Petir entered the Croatian Parliament for the first time in 2002, at age 26 (the youngest MP), as a joint candidate from the list of the Croatian Peasant Party (HSS), the Liberal Party and the Croatian Social Liberal Party in the 6th constituency. She served from 16 January 2002 to 22 December 2003.

From April 2003 to March 2004, Petir was hired as spokesperson for the HSS. From November 2004 to January 2005 Petir is spokeswoman for the campaign of the President of the Republic of Croatia, Stjepan Mesić in his re-election bid.

From June 2005 to January 2008 Petir holds the position of Deputy Prefect of Sisak-Moslavina County. In that period, she was also the president of the HSS Regional Organization for Central Croatia.

In 2007 Petir is again elected to the Croatian Parliament as representative of the 6th constituency as a joint candidate from the list of the Croatian Peasant Party and the Croatian Social Liberal Party, also chairing the Committee on Environmental Protection, and the HSS parliamentary group. She was removed from the latter position after, on 9 July 2009, she was the only MP to vote against the adoption of Croatia's antidiscrimination law (with the absention of MP Bagarić).
The antidiscrimination law was opposed by Croatia's Catholic Church, which saw it as a means of promoting homosexuality, but Ivo Sanader's government managed to ensure the consent of all parliamentary parties - including Petir's HSS.

At the time, right-wing Croatian media spoke of "one and a half Catholics in the Croatian Parliament."
For these reasons, in 2011 Petir was named Homophobe of the Decade by Zagreb Pride.
Petir retorted that she considered this to be hate speech and perceived them as Christianophobes.

She continued to serve as a Member of Parliament until 2011, when HSS only obtained one parliamentary seat. Petir remained in charge of the HSS County Organization of Sisak-Moslavina County, which she headed since 2002, and as vice-president of the HSS.
Since 2008 Petir also served as HSS councilor in the Sisak-Moslavina County Assembly.

During this period she was also the head of the Office for the Social Doctrine of the Church of the Sisak Diocese, and in her capacity as a representative of the Croatian Catholic Bishops’ Conference she took part in the Croatian Parliament's Committee on Human Rights and the Rights of National Minorities.

In the 2013 local elections, she was defeated in her own hometown, in the municipality of Velika Ludina, where she managed to win only 27 percent of the vote.
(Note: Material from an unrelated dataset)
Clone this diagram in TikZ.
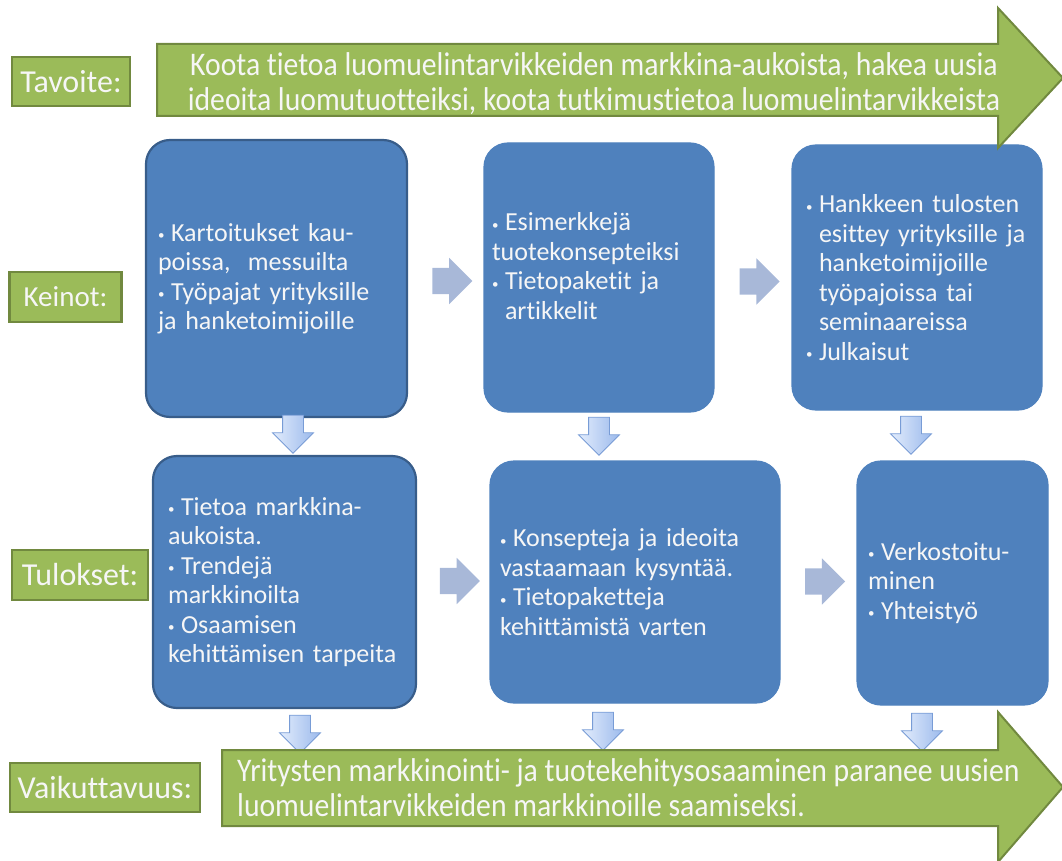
\documentclass[tikz,border=0pt]{standalone}
\usepackage{fontspec}
\setmainfont{Carlito}[Ligatures=NoCommon]
\newfontfamily\narrowfont{Carlito}[FakeStretch=0.9,Ligatures=NoCommon]
\usetikzlibrary{shapes.arrows,calc}

\definecolor{boxblue}{RGB}{79,129,189}
\definecolor{boxedge}{RGB}{56,93,138}
\definecolor{leaf}{RGB}{155,187,89}
\definecolor{leafedge}{RGB}{113,137,63}
\definecolor{pale}{RGB}{168,184,216}
\definecolor{downtop}{RGB}{226,236,252}
\definecolor{downbot}{RGB}{156,186,236}
\definecolor{downedge}{RGB}{120,156,214}
\definecolor{ink}{RGB}{246,246,246}

% bullet and hanging indent used in the box texts
\newcommand\bp{\makebox[13pt][l]{\raisebox{1.5pt}{\fontsize{13}{13}\selectfont\textbullet}}}
\newcommand\hgap{\hspace*{13pt}}

\tikzset{
  card/.style={draw=boxblue, line width=1.2pt, fill=boxblue, rounded corners=24pt,
    text=ink, align=left, inner ysep=0pt,
    font=\fontsize{26}{29.5}\selectfont},
  framed/.style={draw=boxedge, line width=2.2pt},
  tag/.style={draw=leafedge, line width=2.5pt, fill=leaf, text=ink,
    font=\fontsize{32}{34}\selectfont, inner sep=0pt},
  goal/.style={draw=leafedge, line width=2pt, fill=leaf, line join=miter},
  goaltext/.style={text=ink, inner sep=0pt, font=\narrowfont\fontsize{33}{35}\selectfont},
  sidearrow/.style={single arrow, fill=pale, minimum height=40pt,
    inner xsep=0pt, inner ysep=13pt,
    single arrow head extend=10pt, single arrow head indent=0pt},
  droparrow/.style={single arrow, rotate=-90, draw=downedge, line width=0.8pt,
    left color=downtop, right color=downbot, minimum height=38pt,
    inner xsep=0pt, inner ysep=10pt,
    single arrow head extend=10pt, single arrow head indent=0pt},
}

\begin{document}
\begin{tikzpicture}[x=1pt,y=-1pt]
\useasboundingbox (0,0) rectangle (1062,861);

% row labels
\node[tag, minimum width=118pt, minimum height=49pt] (tavoite) at (71,81.5) {Tavoite:};
\node[tag, minimum width=112pt, minimum height=50pt, font=\fontsize{29}{30}\selectfont] (keinot) at (65.5,297) {Keinot:};
\node[tag, minimum width=136pt, minimum height=50pt] (tulokset) at (80,575) {Tulokset:};
\node[tag, minimum width=190pt, minimum height=49pt] (vaik) at (105,787.5) {Vaikuttavuus:};

% means
\node[card, framed, inner xsep=12pt, text width=237pt, minimum height=277pt] (b1) at (276.5,278.5)
  {\bp Kartoitukset kau-\\poissa,\ \ messuilta\\\bp Työpajat yrityksille\\ja hanketoimijoille};
\node[card, inner xsep=8pt, text width=214pt, minimum height=269pt] (b2) at (599,277.5)
  {\bp Esimerkkejä\\tuotekonsepteiksi\\\bp Tietopaketit ja\\\hgap artikkelit\\[-6pt]\mbox{}};
\node[card, inner xsep=14pt, text width=222pt, minimum height=265pt] (b3) at (917,277.5)
  {\bp Hankkeen tulosten\\\hgap esittey yrityksille ja\\\hgap hanketoimijoille\\\hgap työpajoissa tai\\\hgap seminaareissa\\\bp Julkaisut};

% results
\node[card, framed, inner xsep=15pt, text width=233pt, minimum height=252pt] (b4) at (284.5,582)
  {\bp Tietoa markkina-\\aukoista.\\\bp Trendejä\\markkinoilta\\\bp Osaamisen\\kehittämisen tarpeita};
\node[card, inner xsep=10pt, text width=270pt, minimum height=242pt] (b5) at (635,582)
  {\bp Konsepteja ja ideoita\\vastaamaan kysyntää.\\\bp Tietopaketteja\\kehittämistä varten};
\node[card, inner xsep=11pt, text width=169pt, minimum height=244pt] (b6) at (952.5,583)
  {\bp Verkostoitu-\\minen\\\bp Yhteistyö};

% arrows between the boxes of a row
\node[sidearrow] (r1) at ($(b1.east)!0.5!(b2.west)+(0,3)$) {};
\node[sidearrow] (r2) at ($(b2.east)!0.5!(b3.west)+(0,4)$) {};
\node[sidearrow] (r3) at ($(b4.east)!0.5!(b5.west)+(0,-1)$) {};
\node[sidearrow] (r4) at ($(b5.east)!0.5!(b6.west)+(0,-1)$) {};

% arrows from a box down to the next row
\node[droparrow] (d1) at (293,429) {};
\node[droparrow] (d2) at (599,431) {};
\node[droparrow] (d3) at (911,430) {};
\node[droparrow] (d4) at (300,729) {};
\node[droparrow] (d5) at (603,726) {};
\node[droparrow] (d6) at (922,727) {};

% goal arrow
\draw[goal] (157,44) -- (998,44) -- (998,8) -- (1063,78) -- (998,148) -- (998,116) -- (157,116) -- cycle;
\node[goaltext, align=center] (goaltxt) at (594,84)
  {Koota tietoa luomuelintarvikkeiden markkina-aukoista, hakea uusia\\ideoita luomutuotteiksi, koota tutkimustietoa luomuelintarvikkeista};

% impact arrow
\draw[goal] (222,750) -- (998,750) -- (998,712) -- (1063,787) -- (998,862) -- (998,826) -- (222,826) -- cycle;
\node[goaltext, align=left, anchor=west] (impacttxt) at (237,788)
  {Yritysten markkinointi- ja tuotekehitysosaaminen paranee uusien\\luomuelintarvikkeiden markkinoille saamiseksi.};
\end{tikzpicture}
\end{document}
=== Member of the European Parliament ===

At the 2014 elections, Petir was elected Member of the European Parliament for the joint list HDZ - HSS - HSP AS - BUZ - HDS - ZDS.
She received the support of the leaders of the Croatian Peasant Party for her candidacy.
She was a member of the Committee on Agriculture and Rural Development, the Committee on Women's Rights and Gender Equality and the Delegation to the EU-Macedonia Joint Parliamentary Committee.
In 2019, The Parliament Magazine granted her the "MEP Award" for Agriculture, Rural Development & Fisheries.
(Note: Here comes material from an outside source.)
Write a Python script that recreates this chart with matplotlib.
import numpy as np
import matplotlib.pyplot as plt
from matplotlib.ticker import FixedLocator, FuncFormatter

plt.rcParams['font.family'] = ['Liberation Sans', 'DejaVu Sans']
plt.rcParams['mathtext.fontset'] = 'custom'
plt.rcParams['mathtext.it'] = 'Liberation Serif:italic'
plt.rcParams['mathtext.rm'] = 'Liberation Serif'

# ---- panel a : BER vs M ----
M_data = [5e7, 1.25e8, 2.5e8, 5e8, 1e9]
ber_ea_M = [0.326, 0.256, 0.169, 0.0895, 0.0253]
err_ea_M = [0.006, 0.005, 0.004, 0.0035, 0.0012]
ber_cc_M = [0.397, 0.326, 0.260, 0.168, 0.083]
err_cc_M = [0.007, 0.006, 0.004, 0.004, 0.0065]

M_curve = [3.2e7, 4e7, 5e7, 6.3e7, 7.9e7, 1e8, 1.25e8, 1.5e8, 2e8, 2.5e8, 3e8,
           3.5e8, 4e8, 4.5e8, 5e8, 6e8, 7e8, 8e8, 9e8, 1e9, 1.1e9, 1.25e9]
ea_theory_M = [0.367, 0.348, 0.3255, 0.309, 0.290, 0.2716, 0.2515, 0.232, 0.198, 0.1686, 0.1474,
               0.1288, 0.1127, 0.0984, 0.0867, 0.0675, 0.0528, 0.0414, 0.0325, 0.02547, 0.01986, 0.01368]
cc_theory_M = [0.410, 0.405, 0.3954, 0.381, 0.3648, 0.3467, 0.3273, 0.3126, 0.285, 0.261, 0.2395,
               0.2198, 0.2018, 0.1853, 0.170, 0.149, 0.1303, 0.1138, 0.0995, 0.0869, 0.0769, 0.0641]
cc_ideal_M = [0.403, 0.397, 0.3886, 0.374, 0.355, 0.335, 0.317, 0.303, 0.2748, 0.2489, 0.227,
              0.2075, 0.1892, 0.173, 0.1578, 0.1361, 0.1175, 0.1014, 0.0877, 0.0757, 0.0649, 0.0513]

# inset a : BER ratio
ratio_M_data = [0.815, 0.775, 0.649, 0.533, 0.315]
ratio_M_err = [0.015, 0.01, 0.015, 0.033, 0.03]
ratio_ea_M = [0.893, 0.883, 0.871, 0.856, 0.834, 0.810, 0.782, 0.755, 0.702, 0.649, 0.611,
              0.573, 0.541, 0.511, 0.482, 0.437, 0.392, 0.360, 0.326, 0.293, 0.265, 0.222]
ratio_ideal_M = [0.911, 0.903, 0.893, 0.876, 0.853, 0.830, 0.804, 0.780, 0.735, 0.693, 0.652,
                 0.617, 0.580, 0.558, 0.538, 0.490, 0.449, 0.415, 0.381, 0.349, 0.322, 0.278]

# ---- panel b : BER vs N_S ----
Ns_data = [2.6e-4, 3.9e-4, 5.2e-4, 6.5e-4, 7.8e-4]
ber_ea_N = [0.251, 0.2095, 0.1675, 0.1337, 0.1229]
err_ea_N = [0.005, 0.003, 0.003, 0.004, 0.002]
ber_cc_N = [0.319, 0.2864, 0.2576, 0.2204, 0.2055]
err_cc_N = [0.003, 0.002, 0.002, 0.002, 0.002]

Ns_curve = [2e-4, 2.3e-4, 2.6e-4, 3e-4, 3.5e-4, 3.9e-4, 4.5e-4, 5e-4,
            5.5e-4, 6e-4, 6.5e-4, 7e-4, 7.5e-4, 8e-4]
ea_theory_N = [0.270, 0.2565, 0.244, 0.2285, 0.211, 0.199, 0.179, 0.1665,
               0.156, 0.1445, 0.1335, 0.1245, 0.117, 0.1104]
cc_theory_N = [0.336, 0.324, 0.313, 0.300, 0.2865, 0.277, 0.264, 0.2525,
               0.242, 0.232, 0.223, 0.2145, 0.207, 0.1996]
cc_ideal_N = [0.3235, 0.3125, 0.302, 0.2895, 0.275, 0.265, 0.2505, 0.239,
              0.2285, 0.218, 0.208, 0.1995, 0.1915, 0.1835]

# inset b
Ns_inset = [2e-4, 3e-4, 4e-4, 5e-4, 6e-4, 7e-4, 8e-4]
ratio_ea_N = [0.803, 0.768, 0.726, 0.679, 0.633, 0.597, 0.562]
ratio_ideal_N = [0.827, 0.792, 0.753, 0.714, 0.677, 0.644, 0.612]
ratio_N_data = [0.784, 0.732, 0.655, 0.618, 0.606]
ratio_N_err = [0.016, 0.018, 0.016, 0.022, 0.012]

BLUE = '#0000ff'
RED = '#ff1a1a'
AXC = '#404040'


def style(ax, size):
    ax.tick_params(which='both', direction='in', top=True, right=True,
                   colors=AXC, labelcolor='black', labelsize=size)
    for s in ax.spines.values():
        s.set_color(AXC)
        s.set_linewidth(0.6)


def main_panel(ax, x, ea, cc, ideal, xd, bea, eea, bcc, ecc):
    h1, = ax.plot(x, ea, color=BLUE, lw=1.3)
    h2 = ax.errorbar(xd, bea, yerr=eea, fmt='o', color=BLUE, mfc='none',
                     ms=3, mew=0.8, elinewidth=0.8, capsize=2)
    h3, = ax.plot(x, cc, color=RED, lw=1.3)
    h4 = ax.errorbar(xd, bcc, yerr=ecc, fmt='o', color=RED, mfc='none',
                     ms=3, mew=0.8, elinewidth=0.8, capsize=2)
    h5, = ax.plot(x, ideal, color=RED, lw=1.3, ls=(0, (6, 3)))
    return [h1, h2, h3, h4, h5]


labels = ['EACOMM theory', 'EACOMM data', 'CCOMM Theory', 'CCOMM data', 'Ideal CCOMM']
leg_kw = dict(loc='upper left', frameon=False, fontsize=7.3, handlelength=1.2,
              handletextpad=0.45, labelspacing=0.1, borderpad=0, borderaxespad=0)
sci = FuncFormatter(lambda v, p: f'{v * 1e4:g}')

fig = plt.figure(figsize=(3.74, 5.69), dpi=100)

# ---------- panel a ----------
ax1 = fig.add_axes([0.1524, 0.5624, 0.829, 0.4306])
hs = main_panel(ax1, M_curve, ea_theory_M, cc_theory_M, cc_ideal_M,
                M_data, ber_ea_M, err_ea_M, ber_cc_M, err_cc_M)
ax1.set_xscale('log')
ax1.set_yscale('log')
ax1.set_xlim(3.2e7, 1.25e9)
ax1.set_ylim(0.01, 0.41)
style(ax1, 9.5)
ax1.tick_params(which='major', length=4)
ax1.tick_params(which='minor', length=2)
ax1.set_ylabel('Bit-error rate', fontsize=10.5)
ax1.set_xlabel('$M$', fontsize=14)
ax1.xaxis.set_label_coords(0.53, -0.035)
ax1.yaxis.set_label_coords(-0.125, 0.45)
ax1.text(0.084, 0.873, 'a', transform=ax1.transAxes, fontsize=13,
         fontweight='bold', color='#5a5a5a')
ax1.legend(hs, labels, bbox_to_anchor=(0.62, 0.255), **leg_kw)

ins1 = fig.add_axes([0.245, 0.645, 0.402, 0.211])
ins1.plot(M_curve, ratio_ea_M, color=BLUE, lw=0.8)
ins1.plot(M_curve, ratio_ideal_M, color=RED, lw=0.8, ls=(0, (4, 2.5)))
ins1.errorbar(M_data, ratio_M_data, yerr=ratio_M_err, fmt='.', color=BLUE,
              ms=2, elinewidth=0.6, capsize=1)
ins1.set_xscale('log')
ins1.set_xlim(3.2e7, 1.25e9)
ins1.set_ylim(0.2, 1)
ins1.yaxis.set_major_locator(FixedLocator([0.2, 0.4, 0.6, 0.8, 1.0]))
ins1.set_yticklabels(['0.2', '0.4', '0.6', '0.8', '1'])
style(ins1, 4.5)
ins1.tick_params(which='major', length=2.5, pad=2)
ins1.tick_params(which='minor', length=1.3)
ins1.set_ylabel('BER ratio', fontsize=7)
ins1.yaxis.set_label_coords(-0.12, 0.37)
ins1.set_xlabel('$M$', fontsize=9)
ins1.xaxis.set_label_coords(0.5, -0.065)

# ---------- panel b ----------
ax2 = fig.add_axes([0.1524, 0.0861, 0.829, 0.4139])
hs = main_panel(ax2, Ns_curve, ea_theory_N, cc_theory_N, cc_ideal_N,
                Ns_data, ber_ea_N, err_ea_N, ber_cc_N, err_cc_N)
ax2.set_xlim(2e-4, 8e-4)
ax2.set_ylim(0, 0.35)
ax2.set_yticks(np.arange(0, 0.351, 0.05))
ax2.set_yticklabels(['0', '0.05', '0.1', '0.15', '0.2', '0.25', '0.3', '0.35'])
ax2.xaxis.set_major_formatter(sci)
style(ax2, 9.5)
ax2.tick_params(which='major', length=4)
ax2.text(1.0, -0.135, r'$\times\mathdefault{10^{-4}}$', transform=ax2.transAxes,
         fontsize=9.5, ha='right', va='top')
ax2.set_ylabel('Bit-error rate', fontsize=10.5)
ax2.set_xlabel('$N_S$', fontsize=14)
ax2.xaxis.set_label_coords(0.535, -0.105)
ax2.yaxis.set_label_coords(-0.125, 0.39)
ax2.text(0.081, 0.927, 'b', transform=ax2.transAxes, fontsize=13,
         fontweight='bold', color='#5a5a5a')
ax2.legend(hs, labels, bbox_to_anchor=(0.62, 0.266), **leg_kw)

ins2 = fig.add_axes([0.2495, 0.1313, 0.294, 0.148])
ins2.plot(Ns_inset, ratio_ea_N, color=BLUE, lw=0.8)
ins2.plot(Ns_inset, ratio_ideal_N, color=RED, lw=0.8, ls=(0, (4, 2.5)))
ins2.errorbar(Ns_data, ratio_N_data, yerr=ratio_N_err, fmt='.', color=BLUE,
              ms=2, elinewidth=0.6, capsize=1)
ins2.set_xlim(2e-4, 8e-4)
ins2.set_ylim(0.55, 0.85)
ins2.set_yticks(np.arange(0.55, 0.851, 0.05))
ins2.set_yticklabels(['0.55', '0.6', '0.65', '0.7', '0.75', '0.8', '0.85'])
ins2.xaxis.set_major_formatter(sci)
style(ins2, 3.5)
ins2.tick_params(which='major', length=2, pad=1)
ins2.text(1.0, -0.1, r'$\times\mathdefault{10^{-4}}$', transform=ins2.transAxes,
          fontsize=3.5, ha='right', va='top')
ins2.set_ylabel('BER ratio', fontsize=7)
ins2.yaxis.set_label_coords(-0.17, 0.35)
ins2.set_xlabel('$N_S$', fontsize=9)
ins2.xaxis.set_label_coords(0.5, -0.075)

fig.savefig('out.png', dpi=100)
Marijana Petir was the organizer of the exhibition "Cardinal Stepinac - Apostle of Hope and Love for God and People" which was held at the European Parliament on June 14, 2016. The Serbian Foreign Ministry sent protest letters stating that "Stepinac is responsible for cooperating with the Ustasha regime."

As a member of the European Parliament, she advocated the release from a Serbian prison of Croatian war veteran Veljko Marić, convicted for war crimes.
She also visited him in prison in December 2015.

In May 2017 she took part in the "Walk for Life" in Zagreb, at which she was pictured together with convicted war criminal Dario Kordić.

Following disputes with the new party leader Krešo Beljak, Petir left the HSS in 2017, continuing to serve as an independent MEP in the EPP group until 2019.